Under BBC Director General Mark Thompson's current spending review, Storyville's budget is set to reduce from £2.2m to £1m, thus reducing it to buying-in programmes rather than financing UK co-productions with countries from around the world.
BECTU is supporting the Save Storyville campaign, which is running an online petition that has so far attracted over 2,250 signatories.
As part of the BBC's three-year Value for Money programme of job cuts, the head count in the BBC Factual department has already been slashed by more than 400, despite Mark Thompson's confirmation of his support for documentary programme-making.
BECTU has said that director and producer members are "greatly concerned about this latest threat".
BECTU's Assistant General Secretary Luke Crawley said: "Storyville has an unrivalled reputation and enjoys international recognition, so it is baffling as to why the BBC would want to destroy it.
"This latest threat is indicative of the diminishing budgets for the genre over the past few years."
Award-winning film-maker Tom Roberts, who has been instrumental in setting up the Save Storyville campaign, said: "If you look at the list of petition signatories it reads like the Who's Who of the documentary world, including Edge of Darkness scriptwriter Troy Kennedy-Martin and directors such as D A Pennebaker, Werner Herzog, Nick Broomfield and Kevin Macdonald [whose Oscar-winning documentary One Day in September appeared on Storyville last year].

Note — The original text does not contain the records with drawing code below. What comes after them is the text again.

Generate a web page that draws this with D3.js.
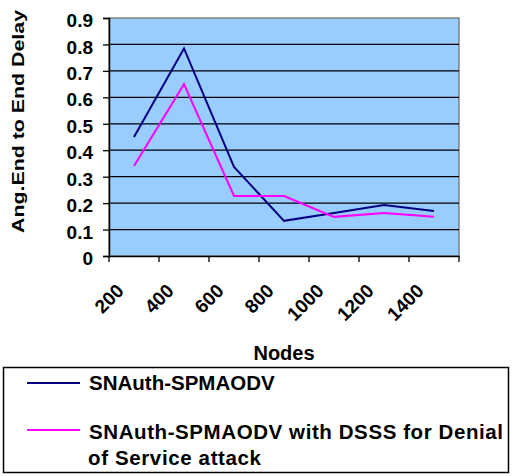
<!DOCTYPE html>
<html>
<head>
<meta charset="utf-8">
<script src="https://cdn.jsdelivr.net/npm/d3@7"></script>
<style>
  body { margin: 0; background: #fff; }
  text { font-family: "Liberation Sans", Arial, sans-serif; font-weight: bold; }
</style>
</head>
<body>
<div id="holder"></div>
<script>
const w = 519;
const h = 476;

// DATA
const nodes = ["200", "400", "600", "800", "1000", "1200", "1400"];
const plain = [0.45, 0.785, 0.337, 0.133, 0.163, 0.193, 0.17];
const dsss = [0.34, 0.65, 0.227, 0.227, 0.148, 0.163, 0.148];
const yTicks = [0, 0.1, 0.2, 0.3, 0.4, 0.5, 0.6, 0.7, 0.8, 0.9];
const seriesNames = ["SNAuth-SPMAODV", "SNAuth-SPMAODV  with DSSS for Denial", "of Service attack"];

// PLOT AREA
const plotL = 109, plotR = 459, plotT = 18, plotB = 256;

const svg = d3.select("#holder")
    .append("svg")
    .attr("width", w)
    .attr("height", h)

const xScale = d3.scaleBand()
    .domain(nodes)
    .range([plotL, plotR])

const yScale = d3.scaleLinear()
    .domain([0, 0.9])
    .range([plotB, plotT])

// background
svg.append("rect")
    .attr("x", plotL)
    .attr("y", plotT)
    .attr("width", plotR - plotL)
    .attr("height", plotB - plotT)
    .attr("fill", "#99ccff")
    .attr("stroke", "#808080")
    .attr("stroke-width", 1.5)

// GRIDLINES
svg.append("g")
    .selectAll("line")
    .data(yTicks.filter(d => d > 0 && d < 0.9))
    .enter()
    .append("line")
    .attr("x1", plotL)
    .attr("x2", plotR)
    .attr("y1", d => yScale(d))
    .attr("y2", d => yScale(d))
    .attr("stroke", "#000")
    .attr("stroke-width", 1.3)

// Y AXIS
const yAxis = d3.axisLeft(yScale)
    .tickValues(yTicks)
    .tickSize(6)
    .tickFormat(d => d === 0 ? "0" : d3.format(".1f")(d))

const gy = svg.append("g")
    .attr("transform", "translate(" + plotL + ",0)")
    .call(yAxis)
gy.select(".domain").attr("stroke", "#000").attr("stroke-width", 1.5)
gy.selectAll(".tick line").attr("stroke", "#000").attr("stroke-width", 1.3)
gy.selectAll(".tick text")
    .attr("x", -16)
    .attr("dy", "0.45em")
    .attr("fill", "#000")
    .style("font-size", "19px")
    .style("font-family", "Liberation Sans, Arial, sans-serif")
    .style("font-weight", "bold")

// X AXIS
const xAxis = d3.axisBottom(xScale)
    .tickSize(0)
    .tickFormat(d => d)

const gx = svg.append("g")
    .attr("transform", "translate(0," + plotB + ")")
    .call(xAxis)
gx.select(".domain").attr("stroke", "#000").attr("stroke-width", 1.5)
gx.selectAll(".tick text")
    .attr("text-anchor", "end")
    .attr("dy", null)
    .attr("y", 0)
    .attr("transform", "translate(-9,36) rotate(-45)")
    .attr("fill", "#000")
    .style("font-size", "19px")
    .style("font-family", "Liberation Sans, Arial, sans-serif")
    .style("font-weight", "bold")

// category boundary ticks
svg.append("g")
    .selectAll("line")
    .data(nodes.concat(["end"]))
    .enter()
    .append("line")
    .attr("x1", (d, i) => i < nodes.length ? xScale(d) : plotR)
    .attr("x2", (d, i) => i < nodes.length ? xScale(d) : plotR)
    .attr("y1", plotB)
    .attr("y2", plotB + 6)
    .attr("stroke", "#000")
    .attr("stroke-width", 1.3)

// AXIS TITLES
svg.append("text")
    .attr("transform", "translate(24,121.5) rotate(-90)")
    .attr("text-anchor", "middle")
    .attr("textLength", 223)
    .attr("lengthAdjust", "spacingAndGlyphs")
    .style("font-size", "17px")
    .text("Ang.End to End Delay")

svg.append("text")
    .attr("x", 284)
    .attr("y", 360)
    .attr("text-anchor", "middle")
    .style("font-size", "20px")
    .text("Nodes")

// LINES
const line = d3.line()
    .x((d, i) => xScale(nodes[i]) + xScale.bandwidth() / 2)
    .y(d => yScale(d))

svg.append("path")
    .datum(plain)
    .attr("d", line)
    .attr("fill", "none")
    .attr("stroke", "#000080")
    .attr("stroke-width", 2)

svg.append("path")
    .datum(dsss)
    .attr("d", line)
    .attr("fill", "none")
    .attr("stroke", "#ff00ff")
    .attr("stroke-width", 2)

// LEGEND
svg.append("rect")
    .attr("x", 3.5)
    .attr("y", 367.5)
    .attr("width", 505)
    .attr("height", 105)
    .attr("fill", "#fff")
    .attr("stroke", "#000")
    .attr("stroke-width", 1.5)

svg.append("line")
    .attr("x1", 27).attr("x2", 80)
    .attr("y1", 383).attr("y2", 383)
    .attr("stroke", "#000080").attr("stroke-width", 2)
svg.append("text")
    .attr("x", 89).attr("y", 390)
    .style("font-size", "20.5px")
    .text(seriesNames[0])

svg.append("line")
    .attr("x1", 27).attr("x2", 80)
    .attr("y1", 430).attr("y2", 430)
    .attr("stroke", "#ff00ff").attr("stroke-width", 2)
svg.append("text")
    .attr("x", 89).attr("y", 439)
    .style("font-size", "20.5px")
    .attr("textLength", 414)
    .text(seriesNames[1])
svg.append("text")
    .attr("x", 88).attr("y", 465)
    .style("font-size", "20.5px")
    .attr("textLength", 173)
    .text(seriesNames[2])
</script>
</body>
</html>
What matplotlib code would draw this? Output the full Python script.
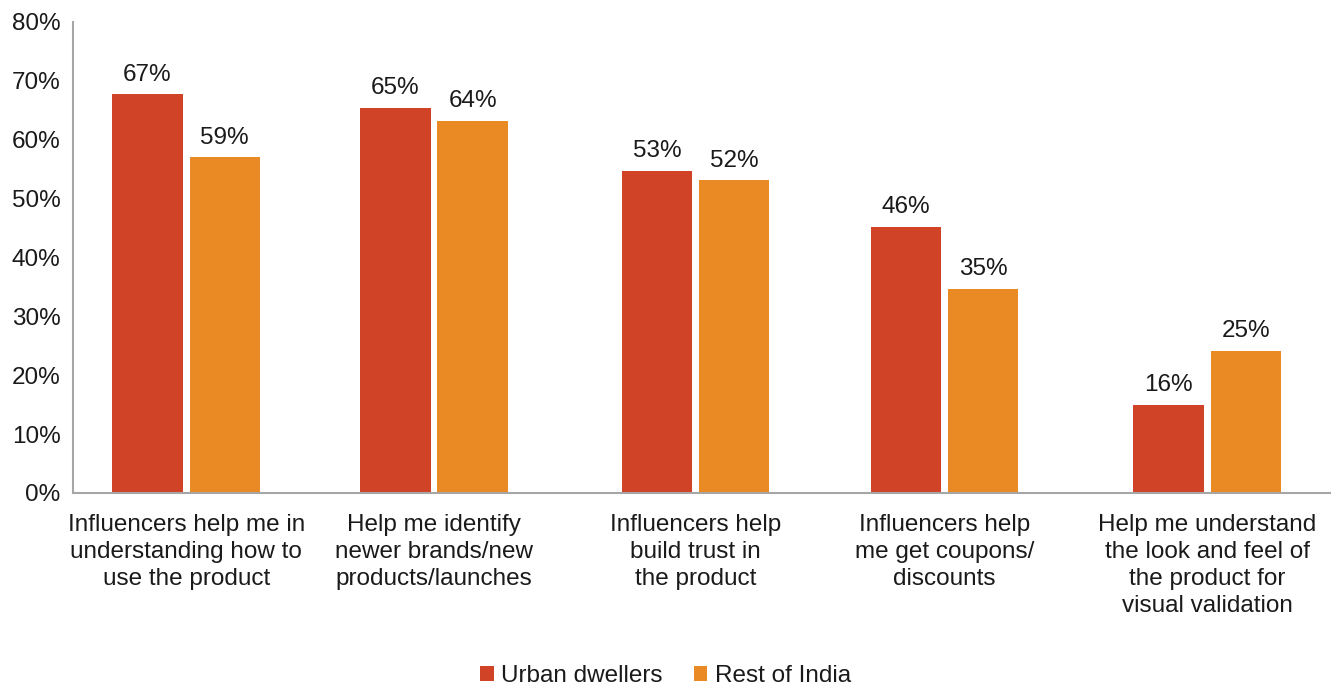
import numpy as np
import matplotlib.pyplot as plt

plt.rcParams['font.family'] = ['Liberation Sans', 'DejaVu Sans']

# survey responses, share of respondents
categories = [
    "Influencers help me in\nunderstanding how to\nuse the product",
    "Help me identify\nnewer brands/new\nproducts/launches",
    "Influencers help\nbuild trust in\nthe product",
    "Influencers help\nme get coupons/\ndiscounts",
    "Help me understand\nthe look and feel of\nthe product for\nvisual validation",
]
urban = [67.7, 65.4, 54.7, 45.2, 14.9]
rest = [57.0, 63.2, 53.1, 34.6, 24.1]
urban_labels = ["67%", "65%", "53%", "46%", "16%"]
rest_labels = ["59%", "64%", "52%", "35%", "25%"]

red = '#D04327'
orange = '#E98A25'
txt = '#1a1a1a'
fs = 17.5

fig = plt.figure(figsize=(13.31, 6.85), dpi=100)
ax = fig.add_axes([0.0548, 0.2803, 0.9452, 0.6876])

x = np.array([0, 0.97, 1.993, 2.968, 3.995])
w = 0.275
off = 0.151
b1 = ax.bar(x - off, urban, w, color=red, label='Urban dwellers')
b2 = ax.bar(x + off, rest, w, color=orange, label='Rest of India')

for bar, lab in zip(b1, urban_labels):
    ax.text(bar.get_x() + bar.get_width() / 2, bar.get_height() + 1.5, lab,
            ha='center', va='bottom', fontsize=fs, color=txt)
for bar, lab in zip(b2, rest_labels):
    ax.text(bar.get_x() + bar.get_width() / 2, bar.get_height() + 1.5, lab,
            ha='center', va='bottom', fontsize=fs, color=txt)

ax.set_ylim(0, 80)
ax.set_xlim(-0.443, 4.48)
ax.set_yticks(range(0, 81, 10))
ax.set_yticklabels([f"{v}%" for v in range(0, 81, 10)], fontsize=fs, color=txt)
ax.set_xticks(x)
ax.set_xticklabels(categories, fontsize=fs, color=txt, linespacing=1.3)
ax.tick_params(axis='x', length=0, pad=15)
ax.tick_params(axis='y', length=0, pad=9)

for s in ['top', 'right']:
    ax.spines[s].set_visible(False)
ax.spines['left'].set_color('#a6a6a6')
ax.spines['bottom'].set_color('#a6a6a6')
ax.spines['left'].set_linewidth(1.5)
ax.spines['bottom'].set_linewidth(1.5)

fig.legend(loc='lower center', bbox_to_anchor=(0.5, -0.035), ncol=2, frameon=False,
           fontsize=fs, handlelength=0.55, handleheight=0.55, handletextpad=0.3,
           columnspacing=1.3, labelcolor=txt)

fig.savefig('out.png', dpi=100)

"We have also garnered support from international documentary commissioners and co-producers from around the globe".
He continued: "Storyville has again been nominated for eight Grierson Awards this year, demonstrating the continued high calibre of programme-making.
"Storyville is one of the jewels in the BBC's crown and the last place in the broadcast arena where the story is king."
Since its creation in 1997, Storyville documentaries have picked up awards at Sundance, BANFF, Festival dei Popoli, Grierson Awards and the Oscars.
Roberts says genre is not format or schedule led and, likening Storyville's plight to that of the mountain gorilla in Africa, said: "without this habitat, documentary film-making will become extinct in broadcasting terms".